Family, Friends and Neighbors

Wonderful Dads Make For Wonderful Daughters

 

Dad and daughter on the beach

Dear Reader:

Twenty fours years ago I called my husband to ask him to pick up ice-cream on his way home from work. It wasn’t something I’d done before, but still he didn’t have a clue that I had a bigger treat for him when he arrived home. That’s the night he got the news:

You’re going to be a dad!

Our daughter is a wonder and that is mostly a tribute to her own hard work and good heart. But, she’s a lot like her Dad. He’s an intellectually curious person with varied interests and those traits became evident in Natalie very early in her life.

I need only to tell you about my daughter’s favorite outfit at the age of four. She wore, nearly everyday, a green t-shirt with a picture of her favorite dinosaur, the Brachiosaurus, purchased by her Dad at the Field Museum gift store on a business trip to Chicago. She paired it with a pale pink (from the pink shed pink) sparkling tutu and tennis shoes that lit up when she jumped.

My husband used to say: “I want her to be well-rounded.” And, he made sure that she was. He read to her often…books about nature, space, travel, heroines and adventures.

It would be years later that the two of them took a National Geographic sponsored trip together to dig for dinosaur bones in the mountains of Colorado. Natalie returned having decided that perhaps paleontology was not the best career choice for her. They came home with sunburns, but also found treasures and vivid stories of the desolate terrain,  intense heat and thick chocolate milkshakes in the hotel room at the end of each day.

During the school years, my husband provided well so that I could choose to become a stay-at-home mom. Work was hectic but family was unquestionably his priority. We especially treasured time spent on the beach in California or Maui. He and Natalie were expert sand castle builders.

One of my favorite family stories took place on Natalie’s first trip to Hawaii. She and her Dad were completing a fabulous sand structure, when suddenly Natalie jumped up screaming. I could see her from the water running along the beach with a crab dangling from her finger. She had evidently upset one of the beach residents with her digging and he’d bit her in protest. My husband came to her rescue as I made my way to the shore. The next day he encouraged her to return to her work on the beach…with her finger properly bandaged.

He also nurtured an appreciation for art in our daughter. Although, she hated it at the time, her father commissioned a portrait artist and she had to sit for him for several hours so that he could capture her image on a huge canvas that hangs in our living room. She enjoyed much more the many trips to the theater in San Francisco and the museums in London.
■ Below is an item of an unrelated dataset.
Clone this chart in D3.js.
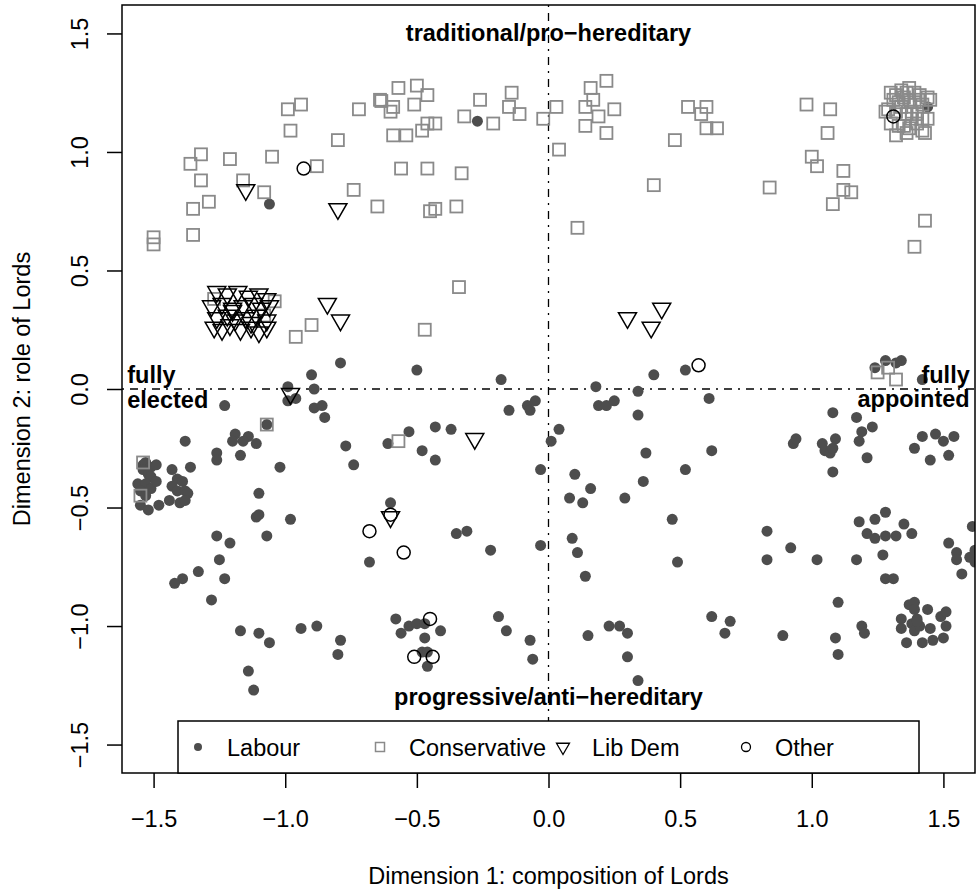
<!doctype html>
<html lang="en">
<head>
<meta charset="utf-8">
<title>Peers' preferences on Lords reform</title>
<script src="https://cdn.jsdelivr.net/npm/d3@7"></script>
<style>
  body { margin: 0; background: #fff; }
  svg text { font-family: "Liberation Sans", Arial, Helvetica, sans-serif; }
</style>
</head>
<body>
<div id="chart"></div>
<script>
// positions of peers on the two dimensions, by party
var labour = [
  [-1.06,0.78],[-0.27,1.13],[1.44,1.19],
  [-0.90,0.06],[-0.99,0.01],[-0.89,0.00],[-0.96,-0.04],[-0.99,-0.05],[-1.23,-0.07],[-0.89,-0.08],[-0.86,-0.07],
  [-0.85,-0.12],[-1.07,-0.15],[-1.19,-0.19],[-1.20,-0.22],[-1.14,-0.20],[-1.16,-0.22],[-1.11,-0.23],[-1.38,-0.22],
  [-1.26,-0.27],[-1.26,-0.30],[-1.17,-0.28],[-1.02,-0.33],[-1.10,-0.44],[-1.11,-0.54],[-1.10,-0.53],[-0.98,-0.55],
  [-1.54,-0.32],[-1.53,-0.31],[-1.51,-0.33],[-1.49,-0.32],[-1.54,-0.34],[-1.52,-0.36],[-1.51,-0.37],[-1.56,-0.40],
  [-1.53,-0.40],[-1.51,-0.42],[-1.49,-0.39],[-1.43,-0.34],[-1.36,-0.33],[-1.41,-0.38],[-1.39,-0.39],[-1.43,-0.41],
  [-1.41,-0.43],[-1.38,-0.43],[-1.37,-0.44],[-1.55,-0.43],[-1.53,-0.45],[-1.55,-0.49],[-1.52,-0.51],[-1.48,-0.49],
  [-1.44,-0.47],[-1.40,-0.48],[-1.38,-0.47],
  [-0.79,0.11],[-0.50,0.08],[-0.18,0.04],[-0.15,-0.09],[-0.08,-0.07],[-0.07,-0.09],[-0.05,-0.05],[-0.53,-0.18],
  [-0.43,-0.16],[-0.37,-0.17],[-0.61,-0.23],[-0.77,-0.24],[-0.74,-0.32],[-0.48,-0.26],[-0.43,-0.30],[0.04,-0.17],
  [0.01,-0.22],[-0.03,-0.34],[0.10,-0.36],[0.16,-0.42],[0.08,-0.46],[0.13,-0.48],[0.29,-0.46],[0.18,0.01],
  [0.19,-0.07],[0.22,-0.07],[0.25,-0.05],[-0.60,-0.48],[-0.35,-0.61],[-0.31,-0.60],[0.09,-0.63],
  [0.40,0.06],[0.52,0.08],[0.34,-0.01],[0.61,-0.04],[0.34,-0.11],[0.37,-0.27],[0.62,-0.26],[0.52,-0.34],
  [0.36,-0.39],[0.47,-0.55],[0.83,-0.60],
  [1.24,0.09],[1.28,0.12],[1.34,0.12],[1.32,0.11],[1.42,0.04],
  [1.08,-0.10],[1.17,-0.12],[1.19,-0.18],[1.23,-0.16],[1.18,-0.22],[1.21,-0.29],[1.09,-0.21],[0.93,-0.23],
  [0.94,-0.21],[1.04,-0.23],[1.05,-0.26],[1.07,-0.27],[1.08,-0.25],[1.08,-0.35],
  [1.42,-0.20],[1.47,-0.19],[1.50,-0.22],[1.54,-0.20],[1.39,-0.25],[1.45,-0.30],[1.52,-0.28],
  [1.28,-0.52],[1.24,-0.55],[1.18,-0.56],[1.35,-0.57],[1.21,-0.61],[1.24,-0.63],[1.28,-0.62],[1.32,-0.62],
  [1.38,-0.61],[1.61,-0.58],
  [-1.26,-0.62],[-1.21,-0.65],[-1.25,-0.72],[-1.33,-0.77],[-1.39,-0.80],[-1.42,-0.82],[-1.23,-0.80],[-1.28,-0.89],
  [-1.17,-1.02],[-1.10,-1.03],[-1.06,-1.07],[-0.94,-1.01],[-0.88,-1.00],[-1.14,-1.19],[-1.12,-1.27],[-1.07,-0.62],
  [-0.68,-0.73],[-0.22,-0.68],[-0.03,-0.66],[0.11,-0.69],[0.14,-0.79],
  [-0.79,-1.06],[-0.80,-1.12],[-0.58,-0.97],[-0.56,-1.03],[-0.53,-1.00],[-0.50,-0.99],[-0.47,-0.99],[-0.41,-1.02],
  [-0.47,-1.05],[-0.48,-1.11],[-0.46,-1.11],[-0.46,-1.17],[-0.19,-0.96],[-0.16,-1.02],[-0.07,-1.06],[-0.06,-1.14],
  [0.15,-1.04],[0.23,-1.00],[0.27,-1.00],[0.30,-1.03],[0.30,-1.13],
  [0.49,-0.73],[0.83,-0.72],[0.92,-0.67],[1.02,-0.72],[1.17,-0.72],[1.27,-0.70],[1.28,-0.80],[1.31,-0.80],
  [1.52,-0.65],[1.55,-0.69],[1.55,-0.72],[1.60,-0.71],[1.62,-0.68],[1.57,-0.78],[1.62,-0.73],
  [0.34,-1.23],[0.62,-0.96],[0.69,-0.98],[0.67,-1.03],[0.89,-1.04],[1.10,-0.90],[1.09,-1.05],[1.10,-1.12],
  [1.19,-1.00],[1.20,-1.03],
  [1.37,-0.91],[1.39,-0.90],[1.44,-0.93],[1.34,-0.97],[1.40,-0.97],[1.49,-0.96],[1.51,-0.94],[1.34,-1.01],
  [1.38,-0.99],[1.39,-1.02],[1.41,-1.00],[1.45,-1.01],[1.51,-1.00],[1.36,-1.07],[1.42,-1.07],[1.46,-1.06],
  [1.50,-1.05],[1.39,-0.93],[1.40,-0.98]
];

var conservative = [
  [-0.99,1.18],[-0.94,1.20],[-0.98,1.09],[-1.36,0.95],[-1.32,0.99],[-1.21,0.97],[-1.05,0.98],[-0.88,0.94],
  [-1.32,0.88],[-1.16,0.88],[-1.08,0.83],[-1.35,0.76],[-1.29,0.79],[-1.35,0.65],[-1.50,0.64],[-1.50,0.61],
  [-0.72,1.18],[-0.64,1.22],[-0.635,1.215],[-0.59,1.19],[-0.60,1.17],[-0.57,1.27],[-0.50,1.28],[-0.46,1.24],
  [-0.51,1.20],[-0.26,1.22],[-0.14,1.25],[-0.32,1.15],[-0.21,1.12],[-0.15,1.19],[-0.11,1.16],[-0.02,1.14],
  [-0.59,1.07],[-0.54,1.07],[-0.48,1.09],[-0.46,1.12],[-0.43,1.12],[-0.80,1.05],[-0.56,0.93],[-0.46,0.93],
  [-0.33,0.91],[-0.74,0.84],[-0.65,0.77],[-0.45,0.75],[-0.43,0.76],[-0.35,0.77],[-0.34,0.43],
  [0.03,1.19],[0.16,1.27],[0.22,1.30],[0.17,1.22],[0.14,1.19],[0.19,1.15],[0.25,1.18],[0.14,1.11],
  [0.22,1.08],[0.04,1.01],[0.11,0.68],
  [0.53,1.19],[0.60,1.19],[0.58,1.16],[0.60,1.10],[0.64,1.10],[0.48,1.05],[0.40,0.86],
  [0.98,1.20],[1.07,1.18],[1.06,1.08],[1.00,0.98],[1.02,0.94],[1.12,0.92],[0.84,0.85],[1.12,0.84],
  [1.15,0.83],[1.08,0.78],[1.43,0.71],[1.39,0.60],
  [1.30,1.25],[1.32,1.24],[1.34,1.26],[1.36,1.25],[1.37,1.27],[1.39,1.25],[1.41,1.24],[1.44,1.23],
  [1.31,1.22],[1.33,1.21],[1.35,1.23],[1.37,1.22],[1.39,1.21],[1.41,1.22],[1.42,1.20],[1.45,1.22],
  [1.29,1.18],[1.32,1.17],[1.34,1.19],[1.36,1.16],[1.38,1.17],[1.40,1.16],[1.42,1.14],[1.44,1.14],
  [1.30,1.12],[1.33,1.11],[1.35,1.11],[1.37,1.10],[1.40,1.12],[1.42,1.09],[1.32,1.07],[1.36,1.08],
  [1.43,1.08],[1.38,1.14],[1.28,1.17],
  [-1.27,0.38],[-1.04,0.37],[-1.08,0.31],[-0.90,0.27],[-0.96,0.22],[-0.47,0.25],
  [-0.57,-0.22],[-1.07,-0.15],[-1.54,-0.31],[-1.55,-0.45],[1.25,0.07],[1.29,0.09],[1.32,0.04]
];

var libDem = [
  [-1.15,0.84],[-0.80,0.76],[-0.84,0.36],[-0.79,0.29],[0.30,0.30],[0.39,0.26],[0.43,0.34],[-0.28,-0.21],
  [-0.60,-0.54],[-0.98,-0.02],
  [-1.26,0.41],[-1.22,0.40],[-1.18,0.41],[-1.14,0.39],[-1.10,0.40],[-1.07,0.38],
  [-1.28,0.35],[-1.24,0.36],[-1.20,0.34],[-1.16,0.35],[-1.12,0.36],[-1.09,0.34],[-1.06,0.35],
  [-1.26,0.30],[-1.22,0.31],[-1.19,0.29],[-1.15,0.30],[-1.11,0.31],[-1.07,0.29],
  [-1.27,0.26],[-1.24,0.25],[-1.21,0.27],[-1.17,0.25],[-1.13,0.26],[-1.10,0.24],[-1.07,0.26],
  [-1.20,0.33],[-1.13,0.28]
];

var other = [
  [-0.93,0.93],[1.31,1.15],[0.57,0.10],[-0.60,-0.53],[-0.68,-0.60],[-0.55,-0.69],[-0.45,-0.97],
  [-0.51,-1.13],[-0.44,-1.13]
];

var tickValues = [-1.5, -1.0, -0.5, 0.0, 0.5, 1.0, 1.5];
var partyNames = ["Labour", "Conservative", "Lib Dem", "Other"];

var width = 977, height = 894;
var fontSize = "23.5px";

var svg = d3.select("#chart").append("svg")
    .attr("width", width)
    .attr("height", height);

var x = d3.scaleLinear().domain([-1.62, 1.62]).range([122, 975]);
var y = d3.scaleLinear().domain([-1.62, 1.62]).range([773, 5]);
var fmt = d3.format(".1f");

svg.append("clipPath").attr("id", "plotclip")
  .append("rect")
    .attr("x", x(-1.62)).attr("y", y(1.62))
    .attr("width", x(1.62) - x(-1.62))
    .attr("height", y(-1.62) - y(1.62));

// axes
var xAxis = svg.append("g")
    .attr("transform", "translate(0," + y(-1.62) + ")")
    .call(d3.axisBottom(x).tickValues(tickValues).tickSize(15).tickPadding(22).tickFormat(fmt));

var yAxis = svg.append("g")
    .attr("transform", "translate(" + x(-1.62) + ",0)")
    .call(d3.axisLeft(y).tickValues(tickValues).tickSize(15).tickFormat(fmt));

[xAxis, yAxis].forEach(function(g) {
  g.select(".domain").remove();
  g.selectAll(".tick line").attr("stroke", "#000").attr("stroke-width", 1.5);
  g.selectAll(".tick text").attr("fill", "#000").style("font-size", fontSize);
});

yAxis.selectAll(".tick text")
    .attr("x", null).attr("dy", "0.35em")
    .attr("text-anchor", "middle")
    .attr("transform", "translate(-42,0) rotate(-90)");

// reference lines through the origin
var dotdash = "2,6,8,6";
var refs = svg.append("g").attr("stroke", "#000").attr("stroke-width", 1.3).attr("stroke-dasharray", dotdash);
refs.append("line")
    .attr("x1", x(-1.62)).attr("x2", x(1.62))
    .attr("y1", y(0)).attr("y2", y(0));
refs.append("line")
    .attr("x1", x(0)).attr("x2", x(0))
    .attr("y1", y(1.62)).attr("y2", y(-1.62));

// marker shapes
function tri(cx, cy, r) {
  var xc = r * Math.sqrt(3) / 2, yc = r / 2;
  return "M" + cx + "," + (cy + r) + "L" + (cx + xc) + "," + (cy - yc) + "L" + (cx - xc) + "," + (cy - yc) + "Z";
}

var pts = svg.append("g").attr("clip-path", "url(#plotclip)");

pts.selectAll("circle.lab")
  .data(labour)
  .join("circle")
    .attr("class", "lab")
    .attr("cx", d => x(d[0]))
    .attr("cy", d => y(d[1]))
    .attr("r", 5.5)
    .attr("fill", "#4d4d4d");

pts.selectAll("rect.con")
  .data(conservative)
  .join("rect")
    .attr("class", "con")
    .attr("x", d => x(d[0]) - 6)
    .attr("y", d => y(d[1]) - 6)
    .attr("width", 12)
    .attr("height", 12)
    .attr("fill", "none")
    .attr("stroke", "#8a8a8a")
    .attr("stroke-width", 1.8);

pts.selectAll("path.ld")
  .data(libDem)
  .join("path")
    .attr("class", "ld")
    .attr("d", d => tri(x(d[0]), y(d[1]), 10.4))
    .attr("fill", "none")
    .attr("stroke", "#000")
    .attr("stroke-width", 1.5);

pts.selectAll("circle.oth")
  .data(other)
  .join("circle")
    .attr("class", "oth")
    .attr("cx", d => x(d[0]))
    .attr("cy", d => y(d[1]))
    .attr("r", 6.5)
    .attr("fill", "none")
    .attr("stroke", "#000")
    .attr("stroke-width", 1.5);

// plot frame
svg.append("rect")
    .attr("x", x(-1.62)).attr("y", y(1.62))
    .attr("width", x(1.62) - x(-1.62))
    .attr("height", y(-1.62) - y(1.62))
    .attr("fill", "none")
    .attr("stroke", "#000")
    .attr("stroke-width", 1.5);

// end labels
function bold(tx, ty, s, anchor) {
  svg.append("text")
      .attr("x", tx).attr("y", ty)
      .attr("text-anchor", anchor)
      .style("font-size", fontSize)
      .style("font-weight", "bold")
      .text(s);
}
bold(x(0), y(1.5) + 8, "traditional/pro\u2212hereditary", "middle");
bold(x(0), y(-1.3) + 8, "progressive/anti\u2212hereditary", "middle");
bold(x(-1.6), y(0) - 6, "fully", "start");
bold(x(-1.6), y(0) + 19, "elected", "start");
bold(x(1.6), y(0) - 6, "fully", "end");
bold(x(1.6), y(0) + 18, "appointed", "end");

// axis titles
svg.append("text")
    .attr("x", x(0)).attr("y", 884)
    .attr("text-anchor", "middle")
    .style("font-size", fontSize)
    .text("Dimension 1: composition of Lords");

svg.append("text")
    .attr("transform", "translate(22," + y(0) + ") rotate(-90)")
    .attr("dy", "0.35em")
    .attr("text-anchor", "middle")
    .style("font-size", fontSize)
    .text("Dimension 2: role of Lords");

// legend
var legend = svg.append("g");
legend.append("rect")
    .attr("x", 178).attr("y", 721)
    .attr("width", 741).attr("height", 52)
    .attr("fill", "#fff")
    .attr("stroke", "#000")
    .attr("stroke-width", 1.5);

var symX = [198, 380, 563, 746], ly = 747;
legend.append("circle").attr("cx", symX[0]).attr("cy", ly).attr("r", 4).attr("fill", "#4d4d4d");
legend.append("rect").attr("x", symX[1] - 4.5).attr("y", ly - 4.5).attr("width", 9).attr("height", 9)
    .attr("fill", "none").attr("stroke", "#8a8a8a").attr("stroke-width", 1.5);
legend.append("path").attr("d", tri(symX[2], ly, 7.5))
    .attr("fill", "none").attr("stroke", "#000").attr("stroke-width", 1.3);
legend.append("circle").attr("cx", symX[3]).attr("cy", ly).attr("r", 4.5)
    .attr("fill", "none").attr("stroke", "#000").attr("stroke-width", 1.3);

legend.selectAll("text.lg")
  .data(partyNames)
  .join("text")
    .attr("class", "lg")
    .attr("x", (d, i) => symX[i] + 29)
    .attr("y", ly + 8.5)
    .style("font-size", fontSize)
    .text(d => d);
</script>
</body>
</html>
When it came time for Natalie to pick a college, it was her Dad who accompanied her on the tours. It seemed only fitting to give him that pleasure as I had been the one to shuttle Natalie between home and school and the dentist and volleyball practice in the early years. Their father/daughter road trips to universities were a final bonding experience before Natalie became a self-sufficient adult.

Now that self-sufficient adult is riding out the pandemic at home with Mom and Dad. I feel so blessed to be able to skip the news articles about troublesome family dynamics in pandemic times. Natalie and her Dad are happy together watching a nature documentary or driving in the convertible or just shooting the breeze on a hot lazy day.

I am so grateful to the man at the center of my happy little family. He’s a remarkable husband and father.